A meta-analysis is a review of quantitative studies by statistically pooling or combining the results from these studies into a single quantitative analysis.

B

A meta-synthesis is used to pool and combine findings from qualitative studies.

C

A mixed-methods systematic review is used to evaluate a combination of quantitative and qualitative studies.

D

A systematic review is a structured, comprehensive synthesis of the research literature to determine the best research evidence available to help determine best practice.

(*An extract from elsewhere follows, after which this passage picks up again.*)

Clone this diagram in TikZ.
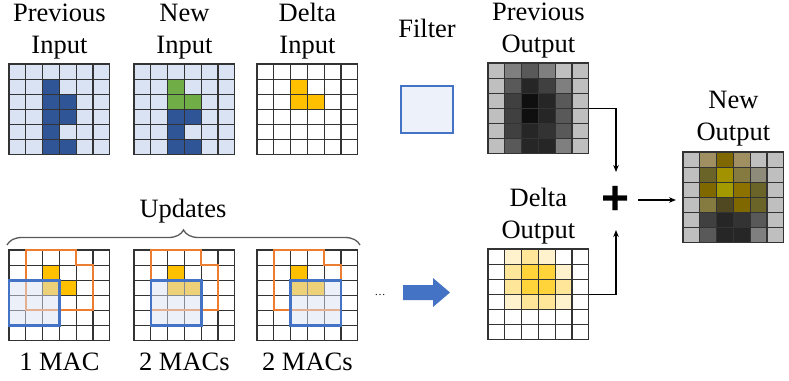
\documentclass[tikz,border=0pt]{standalone}
\usepackage{fontspec}
\setmainfont{Liberation Serif}
\setsansfont{Liberation Sans}
\usetikzlibrary{positioning,arrows.meta,decorations.pathreplacing}

% input colours
\definecolor{pl}{HTML}{DAE3F3}
\definecolor{pd}{HTML}{2F5597}
\definecolor{gn}{HTML}{70AD47}
\definecolor{au}{HTML}{FFC000}
\definecolor{wt}{HTML}{FFFFFF}
% output greys
\definecolor{k1}{HTML}{BFBFBF}
\definecolor{k2}{HTML}{7F7F7F}
\definecolor{k3}{HTML}{595959}
\definecolor{k4}{HTML}{404040}
\definecolor{k5}{HTML}{333333}
\definecolor{k6}{HTML}{262626}
\definecolor{k7}{HTML}{0F0F0F}
% new output olives
\definecolor{o1}{HTML}{A08F60}
\definecolor{o2}{HTML}{7F6800}
\definecolor{o3}{HTML}{6B6428}
\definecolor{o4}{HTML}{A39200}
\definecolor{o5}{HTML}{857A40}
\definecolor{o6}{HTML}{8F8B7A}
\definecolor{o7}{HTML}{A39A00}
\definecolor{o8}{HTML}{8E7200}
\definecolor{o9}{HTML}{504820}
% delta output yellows
\definecolor{y1}{HTML}{FFF2CC}
\definecolor{y2}{HTML}{FFE699}
\definecolor{y3}{HTML}{FFD43B}
% filter / receptive field
\definecolor{filt}{HTML}{4472C4}
\definecolor{filtbg}{HTML}{EDF1F9}
\definecolor{rf}{HTML}{ED7D31}

% 6x6 grid: #1 name, #2 x, #3 y (top left), #4 colours row by row
\newcommand{\cellgrid}[4]{%
  \node[gridbox] (#1) at (#2+50.4,#3+45.3) {};
  \foreach \col [count=\i from 0] in {#4} {
    \pgfmathtruncatemacro{\gr}{floor(\i/6)}
    \pgfmathtruncatemacro{\gc}{\i-6*\gr}
    \draw[cell, fill=\col] (#2+\gc*16.8,#3+\gr*15.1) rectangle ++(16.8,15.1);
  }
}

\begin{document}
\begin{tikzpicture}[x=1pt, y=-1pt]
  \tikzset{
    gridbox/.style={rectangle, minimum width=100.8pt, minimum height=90.6pt, inner sep=0pt, outer sep=0pt},
    cell/.style={draw=black!80, line width=1.1pt},
    lbl/.style={font=\fontsize{26.5}{32}\selectfont, align=center, inner sep=0pt},
    conn/.style={draw=black, line width=1.2pt, -{Stealth[length=7pt,width=5.5pt]}},
    rfield/.style={draw=rf, line width=2pt},
    win/.style={draw=filt, line width=2.6pt, fill=pl, fill opacity=0.5, draw opacity=1},
    brace/.style={decorate, decoration={brace, amplitude=15pt}, draw=black!65, line width=1.3pt}
  }
  \useasboundingbox (0,0) rectangle (789,380);

  % top row: inputs
  \cellgrid{pin}{9}{64}{pl,pl,pl,pl,pl,pl,%
    pl,pl,pd,pl,pl,pl,%
    pl,pl,pd,pd,pl,pl,%
    pl,pl,pd,pd,pl,pl,%
    pl,pl,pd,pl,pl,pl,%
    pl,pl,pd,pd,pl,pl}
  \cellgrid{nin}{134}{64}{pl,pl,pl,pl,pl,pl,%
    pl,pl,gn,pl,pl,pl,%
    pl,pl,gn,gn,pl,pl,%
    pl,pl,pd,pd,pl,pl,%
    pl,pl,pd,pl,pl,pl,%
    pl,pl,pd,pd,pl,pl}
  \cellgrid{din}{257}{64}{wt,wt,wt,wt,wt,wt,%
    wt,wt,au,wt,wt,wt,%
    wt,wt,au,au,wt,wt,%
    wt,wt,wt,wt,wt,wt,%
    wt,wt,wt,wt,wt,wt,%
    wt,wt,wt,wt,wt,wt}

  \node[lbl, above=5pt of pin] (pinlbl) {Previous\\Input};
  \node[lbl, above=5pt of nin] (ninlbl) {New\\Input};
  \node[lbl, above=5pt of din] (dinlbl) {Delta\\Input};

  % filter
  \draw[draw=filt, fill=filtbg, line width=2.6pt] (401,86) rectangle (453,133);
  \node[lbl, anchor=base] (filtlbl) at (427,37) {Filter};

  % outputs
  \cellgrid{pout}{488}{63}{k1,k2,k3,k2,k1,k1,%
    k1,k3,k6,k4,k2,k1,%
    k1,k4,k7,k6,k3,k1,%
    k1,k4,k7,k6,k3,k1,%
    k1,k4,k6,k5,k3,k1,%
    k1,k3,k6,k6,k2,k1}
  \cellgrid{dout}{488}{249}{wt,y1,y2,y1,wt,wt,%
    wt,y2,y3,y3,y1,wt,%
    wt,y2,y3,y3,y2,wt,%
    wt,y1,y2,y2,y1,wt,%
    wt,wt,wt,wt,wt,wt,%
    wt,wt,wt,wt,wt,wt}
  \cellgrid{nout}{683}{152}{k1,o1,o2,o1,k1,k1,%
    k1,o3,o4,o5,o6,k1,%
    k1,o2,o7,o8,o3,k1,%
    k1,o5,o9,o2,o3,k1,%
    k1,k4,k6,k5,k3,k1,%
    k1,k3,k6,k6,k2,k1}

  \node[lbl, above=5pt of pout] (poutlbl) {Previous\\Output};
  \node[lbl, above=5pt of dout] (doutlbl) {Delta\\Output};
  \node[lbl, above=6pt of nout] (noutlbl) {New\\Output};

  % sum
  \node[font=\fontsize{48}{48}\selectfont\sffamily\bfseries, inner sep=0pt] (plus) at (616,200) {+};
  \coordinate (sumtop) at (616,172);
  \coordinate (sumbot) at (616,230);
  \coordinate (sumout) at (638,200);
  \draw[conn] (pout.east) -| (sumtop);
  \draw[conn] (dout.east) -| (sumbot);
  \draw[conn, shorten >=7pt] (sumout) -- (sumout -| nout.west);

  % updates row
  \foreach \gx/\wx/\nm in {9/0/ua, 134/1/ub, 257/2/uc} {
    \cellgrid{\nm}{\gx}{250}{wt,wt,wt,wt,wt,wt,%
      wt,wt,au,wt,wt,wt,%
      wt,wt,au,au,wt,wt,%
      wt,wt,wt,wt,wt,wt,%
      wt,wt,wt,wt,wt,wt,%
      wt,wt,wt,wt,wt,wt}
    \begin{scope}[shift={(\gx,250)}, x=16.8pt, y=-15.1pt]
      \draw[rfield] (1,0) -- (4,0) -- (4,1) -- (5,1) -- (5,4) -- (1,4) -- cycle;
      \draw[win] (\wx,2) rectangle (\wx+3,5);
    \end{scope}
  }

  \node[lbl, below=12pt of ua] (macsa) {1 MAC};
  \node[lbl, below=12pt of ub] (macsb) {2 MACs};
  \node[lbl, below=12pt of uc] (macsc) {2 MACs};

  \draw[brace] (7,245) -- (360,245);
  \node[lbl, anchor=base] (updlbl) at (183,217) {Updates};

  % more updates, then the result
  \node[font=\fontsize{11}{11}\selectfont, anchor=base] (more) at (380,295) {\dots};
  \fill[filt] (403,285) -- (433,285) -- (433,278) -- (450,292.5) -- (433,307)
    -- (433,300) -- (403,300) -- cycle;
\end{tikzpicture}
\end{document}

PTS: 1 DIF: Cognitive level: Understanding (Comprehension)

REF: pp. 436-437

16. A researcher evaluates data from a variety of studies, including those involving qualitative and quantitative research, and uses findings from qualitative studies to interpret synthesized quantitative studies. This is an example of:

a.

meta-synthesis.

b.

mixed-method synthesis.

c.

multilevel synthesis.

d.

parallel synthesis.

ANS: D

Feedback

A

A meta-synthesis is used to pool and combine findings from qualitative studies.

B

A mixed-methods synthesis review is used to evaluate a combination of quantitative and qualitative studies.

C

A multilevel synthesis involves synthesizing the findings from quantitative studies separately from qualitative studies and integrating the findings in the report.

D

Parallel synthesis involves the separate synthesis of quantitative and qualitative studies, but the findings from the qualitative synthesis are used in interpreting the synthesized quantitative studies.

PTS: 1 DIF: Cognitive level: Understanding (Comprehension)

REF: pp. 440-441

17. Which is the strongest source of research and evidence for developing evidence-based guidelines?

a.

Meta-analyses of specifically focused research questions

b.

Panels of experts sharing their opinions on best practices

c.

Quasi-experimental studies

d.

Rigorous experimental studies

ANS: A

Feedback

A

The strongest source of research evidence is synthesized to develop recommendations for practice and generally comes from meta-analyses. Often consultants, other researchers, and additional expert clinicians are asked to review the guidelines as well.

B

Although panels of experts may be asked to review the guidelines, the use of meta-analyses provides the strongest research evidence.

C

Quasi-experimental studies, along with other studies, are included in meta-analyses to provide the strongest research evidence.

D

Rigorous experimental studies are analyzed together in meta-analyses to provide the strongest research evidence.

PTS: 1 DIF: Cognitive level: Understanding (Comprehension)

REF: pp. 454-456

18. When using the Stetler Model of research utilization, the nurse researcher reviews the risks, resources, and readiness of staff associated with making changes in practice based on evidence. Which part of the model is this?

a.

Phase I: Preparation

b.

Phase II: Validation

c.

Phase III: Comparative Evaluation

d.

Phase IV: Translation/Application

ANS: C

Feedback

A

In the Preparation phase, the researcher determines the purpose, focus, and potential outcomes of making an evidence-based change in practice.

B

In the Validation phase, the researcher critically appraises the research reports to determine their soundness.

C

In the Comparative Evaluation phase, the researcher substantiates the evidence, evaluates the fit of the health care setting, determines the feasibility of using research findings, and identifies concerns with current practice using the three Rs of risks, resources, and readiness.

D

In the Translation/Application phase, the researcher plans for actual use of the research evidence in practice.

PTS:1DIF:Cognitive level: Applying (Application)

REF: pp. 448-449

19. Which research discipline seeks to develop practical applications based on research knowledge?

a.

Meta-analysis

b.

Meta-synthesis

c.

Rigorous experimental studies

d.

Translational research

ANS: D

Feedback

A

A meta-analysis is a review of quantitative studies by statistically pooling or combining the results from these studies into a single quantitative analysis.

B

A meta-synthesis is used to pool and combine findings from qualitative studies.

C

Rigorous experimental studies are analyzed together in meta-analyses to provide the strongest research evidence.

D

Translational research is a new type of research to improve the translation of research knowledge into practice.